### Stored data

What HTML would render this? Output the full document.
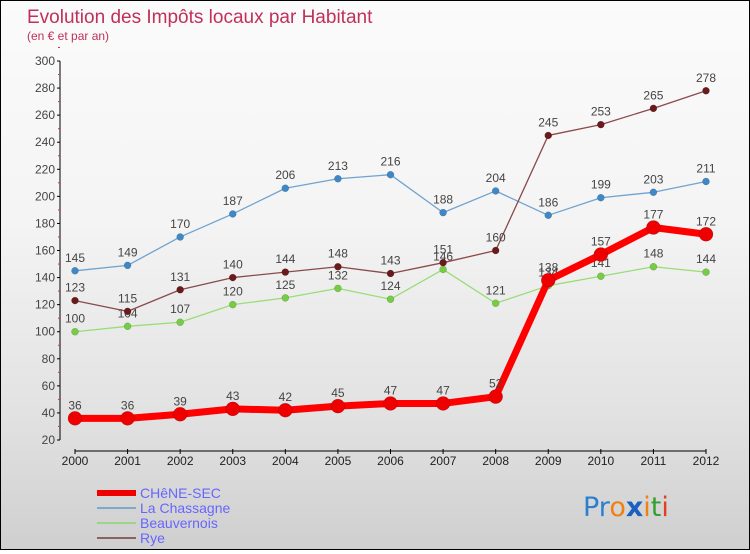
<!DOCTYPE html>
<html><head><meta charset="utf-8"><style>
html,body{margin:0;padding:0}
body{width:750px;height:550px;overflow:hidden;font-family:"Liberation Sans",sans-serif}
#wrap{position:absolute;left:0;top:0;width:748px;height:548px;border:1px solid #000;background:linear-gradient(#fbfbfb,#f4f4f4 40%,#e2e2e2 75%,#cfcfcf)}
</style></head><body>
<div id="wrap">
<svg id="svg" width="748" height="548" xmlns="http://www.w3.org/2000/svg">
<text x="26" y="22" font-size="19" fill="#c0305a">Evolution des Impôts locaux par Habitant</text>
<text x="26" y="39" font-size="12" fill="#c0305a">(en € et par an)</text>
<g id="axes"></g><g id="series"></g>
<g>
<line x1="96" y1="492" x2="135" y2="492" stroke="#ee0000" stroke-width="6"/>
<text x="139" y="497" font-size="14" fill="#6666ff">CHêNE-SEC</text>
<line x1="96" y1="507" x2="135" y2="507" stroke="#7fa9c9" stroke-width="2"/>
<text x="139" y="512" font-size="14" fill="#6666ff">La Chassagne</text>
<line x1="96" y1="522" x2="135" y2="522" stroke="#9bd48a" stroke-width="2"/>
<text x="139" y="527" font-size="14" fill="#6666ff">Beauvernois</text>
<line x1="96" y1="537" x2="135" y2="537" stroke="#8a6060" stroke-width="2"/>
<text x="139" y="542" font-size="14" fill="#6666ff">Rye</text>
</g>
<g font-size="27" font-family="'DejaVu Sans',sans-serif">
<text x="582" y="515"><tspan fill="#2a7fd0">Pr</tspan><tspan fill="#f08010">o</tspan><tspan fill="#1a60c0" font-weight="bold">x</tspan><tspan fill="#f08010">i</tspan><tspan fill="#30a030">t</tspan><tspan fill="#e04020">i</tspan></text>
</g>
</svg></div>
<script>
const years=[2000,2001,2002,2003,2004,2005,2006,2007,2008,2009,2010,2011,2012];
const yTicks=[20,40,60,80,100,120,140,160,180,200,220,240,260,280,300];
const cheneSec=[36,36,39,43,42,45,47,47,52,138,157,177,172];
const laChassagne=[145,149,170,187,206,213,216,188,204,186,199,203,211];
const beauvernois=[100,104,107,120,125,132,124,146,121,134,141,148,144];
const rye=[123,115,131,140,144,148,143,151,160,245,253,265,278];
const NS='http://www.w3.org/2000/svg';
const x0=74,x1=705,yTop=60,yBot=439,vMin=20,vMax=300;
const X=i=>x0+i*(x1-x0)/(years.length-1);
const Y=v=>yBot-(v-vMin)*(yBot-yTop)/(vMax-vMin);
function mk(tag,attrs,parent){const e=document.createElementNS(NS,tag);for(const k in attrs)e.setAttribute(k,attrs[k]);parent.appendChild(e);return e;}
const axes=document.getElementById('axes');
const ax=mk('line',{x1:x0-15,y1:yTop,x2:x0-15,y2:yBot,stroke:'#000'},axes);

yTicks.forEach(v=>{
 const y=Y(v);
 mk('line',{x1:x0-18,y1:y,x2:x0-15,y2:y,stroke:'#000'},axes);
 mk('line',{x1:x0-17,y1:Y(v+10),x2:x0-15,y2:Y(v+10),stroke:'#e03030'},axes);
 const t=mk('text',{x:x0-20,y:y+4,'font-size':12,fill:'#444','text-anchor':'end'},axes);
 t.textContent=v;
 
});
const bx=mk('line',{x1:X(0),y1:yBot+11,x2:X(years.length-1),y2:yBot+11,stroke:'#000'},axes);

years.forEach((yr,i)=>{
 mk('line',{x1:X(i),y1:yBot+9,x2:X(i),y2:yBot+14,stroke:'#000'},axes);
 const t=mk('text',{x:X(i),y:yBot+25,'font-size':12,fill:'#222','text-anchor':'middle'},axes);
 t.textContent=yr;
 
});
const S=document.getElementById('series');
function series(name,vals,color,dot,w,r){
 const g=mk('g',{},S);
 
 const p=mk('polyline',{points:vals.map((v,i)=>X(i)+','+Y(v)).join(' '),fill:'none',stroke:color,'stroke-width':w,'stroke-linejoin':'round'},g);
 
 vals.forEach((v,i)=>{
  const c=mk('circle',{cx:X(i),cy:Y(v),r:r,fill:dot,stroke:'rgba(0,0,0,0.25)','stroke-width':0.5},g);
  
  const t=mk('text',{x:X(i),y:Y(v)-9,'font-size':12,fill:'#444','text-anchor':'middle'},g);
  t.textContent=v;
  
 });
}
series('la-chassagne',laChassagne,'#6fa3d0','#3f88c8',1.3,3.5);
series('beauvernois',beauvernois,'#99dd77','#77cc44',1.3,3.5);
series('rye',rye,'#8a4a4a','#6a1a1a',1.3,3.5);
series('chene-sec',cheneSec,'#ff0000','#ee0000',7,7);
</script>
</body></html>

### Work required
Which lines in the listing above hold the word "document"? Show each of them.

### Answer to this problem
What HTML would render this? Output the full document.
function mk(tag,attrs,parent){const e=document.createElementNS(NS,tag);for(const k in attrs)e.setAttribute(k,attrs[k]);parent.appendChild(e);return e;}
const axes=document.getElementById('axes');
const S=document.getElementById('series');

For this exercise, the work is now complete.